Les enfants et la mendicité

C’est une coutume bien connu au pays et ailleurs. La mendicité qui affecte des centaines, voire des milliers d’enfants.  Le ventre vide et le corps des enfants qui marche, demande, souffre de la faim et du manque de conditions satisfaisantes et humaines de vie. Tout cela affecte le corps et l’esprit des enfants et marquera à tout jamais leur vie d’adultes, s’ils ont la chance d’en atteindre l’âge. Cela crée une mentalité, des coutumes, un style de vie et une dépendance qui est l’exact contraire d’une vie digne et responsable. De fait la même mendicité se retrouve dans la société à tous les niveaux, et en particulier lorsqu’il s’agit de demander l’aide internationale et l’intervention du monde humanitaire.
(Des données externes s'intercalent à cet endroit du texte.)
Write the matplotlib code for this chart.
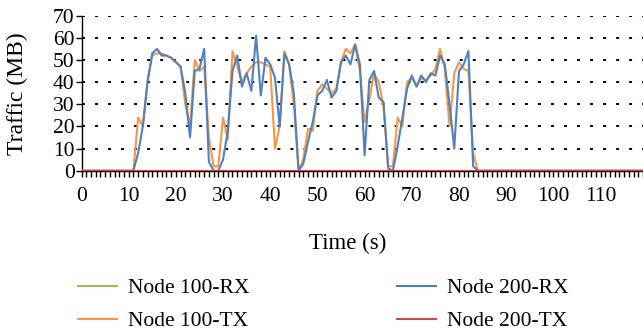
import matplotlib
matplotlib.use("Agg")
import matplotlib.pyplot as plt
import numpy as np

# time axis in seconds
time_s = list(range(120))

# Node 200-RX (blue)
node200_rx = [0] * 12 + [
    8, 20, 40, 53, 55, 52, 52, 51, 49, 47,          # 12-21
    35, 15, 45, 46, 55, 4, 0, 0, 5, 18,             # 22-31
    45, 52, 38, 44, 36, 61, 34, 51, 48, 42,         # 32-41
    20, 53, 48, 35, 0, 3, 13, 22, 34, 36,           # 42-51
    41, 33, 36, 49, 52, 48, 57, 48, 7, 41,          # 52-61
    45, 33, 31, 1, 0, 11, 24, 37, 43, 38,           # 62-71
    43, 40, 44, 43, 52, 48, 30, 10, 45, 48,         # 72-81
    54, 2, 0,                                       # 82-84
] + [0] * 35

# Node 100-TX (orange)
node100_tx = [0] * 12 + [
    24, 20, 41, 52, 53, 53, 52, 51, 49, 47,         # 12-21
    30, 20, 50, 45, 47, 15, 2, 2, 24, 14,           # 22-31
    54, 47, 40, 44, 47, 49, 49, 48, 47, 10,         # 32-41
    20, 54, 48, 30, 0, 5, 19, 18, 36, 39,           # 42-51
    37, 35, 37, 49, 55, 53, 57, 45, 22, 32,         # 52-61
    44, 40, 29, 2, 2, 24, 20, 40, 42, 38,           # 62-71
    42, 41, 43, 46, 55, 46, 20, 44, 49, 46,         # 72-81
    45, 8, 0,                                       # 82-84
] + [0] * 35

# the other two series stay at zero
node100_rx = [0] * 120
node200_tx = [0] * 120

series_names = ["Node 100-RX", "Node 100-TX", "Node 200-RX", "Node 200-TX"]
series_colors = ["#9BBB59", "#F79646", "#4F81BD", "#C0504D"]

plt.rcParams['font.family'] = ['Liberation Serif', 'DejaVu Serif']

fig = plt.figure(figsize=(6.43, 3.32), dpi=100)
ax = fig.add_axes([81.5 / 643, 1 - 170.7 / 332, (643 - 81.5) / 643, (170.7 - 15.7) / 332])

for ys, name, col in zip([node100_rx, node100_tx, node200_rx, node200_tx], series_names, series_colors):
    ax.plot(time_s, ys, color=col, lw=1.5, label=name, zorder=3)

ax.set_xlim(0, 119)
ax.set_ylim(0, 70)
ax.set_xticks(np.arange(0, 111, 10))
ax.set_xticks(np.arange(0, 120, 1), minor=True)
ax.set_yticks(np.arange(0, 71, 10))

# dotted horizontal gridlines
for g in range(10, 71, 10):
    ax.axhline(g, color="black", lw=1.4, linestyle=(0, (1.5, 5.2)), zorder=1)

for s in ["top", "right"]:
    ax.spines[s].set_visible(False)
ax.spines["left"].set_color("black")
ax.spines["bottom"].set_color("black")
ax.spines["left"].set_linewidth(1.0)
ax.spines["bottom"].set_linewidth(1.0)

ax.tick_params(axis="x", which="both", direction="out", length=4, width=1, labelsize=15.5, pad=8)
ax.tick_params(axis="y", direction="out", length=4, width=1, labelsize=15.5, pad=1)

ax.set_xlabel("Time (s)", fontsize=16.5)
ax.xaxis.set_label_coords((348 - 81.5) / 561.5, -0.40)
ax.set_ylabel("Traffic (MB)", fontsize=17)
ax.yaxis.set_label_coords(-0.095, 0.5)

fig.legend(loc="upper left", bbox_to_anchor=(78 / 643, 1 - 278 / 332), ncol=2, frameon=False,
           fontsize=15.5, handlelength=1.8, handletextpad=0.5, columnspacing=6.9,
           labelspacing=0.6, borderpad=0, borderaxespad=0)

fig.savefig("out.png", dpi=100)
C’est la même logique qui se perpétue ailleurs. Les corps des enfants aujourd’hui et des jeunes/adultes demain est déjà « discipliné » par ce type de relation avec la société. Une vie de mendicité pour une société de mendicité.

Les partis politiques et les citoyens

En particulier, dans notre pays de « sable », métaphore de la fragilité et en même temps  de la difficulté à la solidité de la construction, la démocratie est devenue « alimentaire ». Cela ne signifie pas seulement un rapport avec la « politique du ventre » dont parlait François Bayart mais avec la survie politique. En d’autres termes c’est pour pouvoir « manger », avoir un statut, une visibilité reconnue et un statut social. C’est ainsi que l’on comprend le phénomène de « transhumance » des partis politiques bien visible pendant et surtout après les élections dans le pays. Les électeurs, eux, ont été achetés de la même manière : la politique de l’estomac. Il s’agit de réduire ou conserver le peuple dans la pauvreté et la mendicité afin de pouvoir l’acheter au temps opportun. La même vision de démocratie alimentaire affecte les citoyens et les partis politiques. Le pouvoir en place a la possibilité d’assoir sa domination, de sable bien entendu, sur la souveraineté du peuple, en attendant d’être un jour balayé par d’autres prétendants à le remplacer.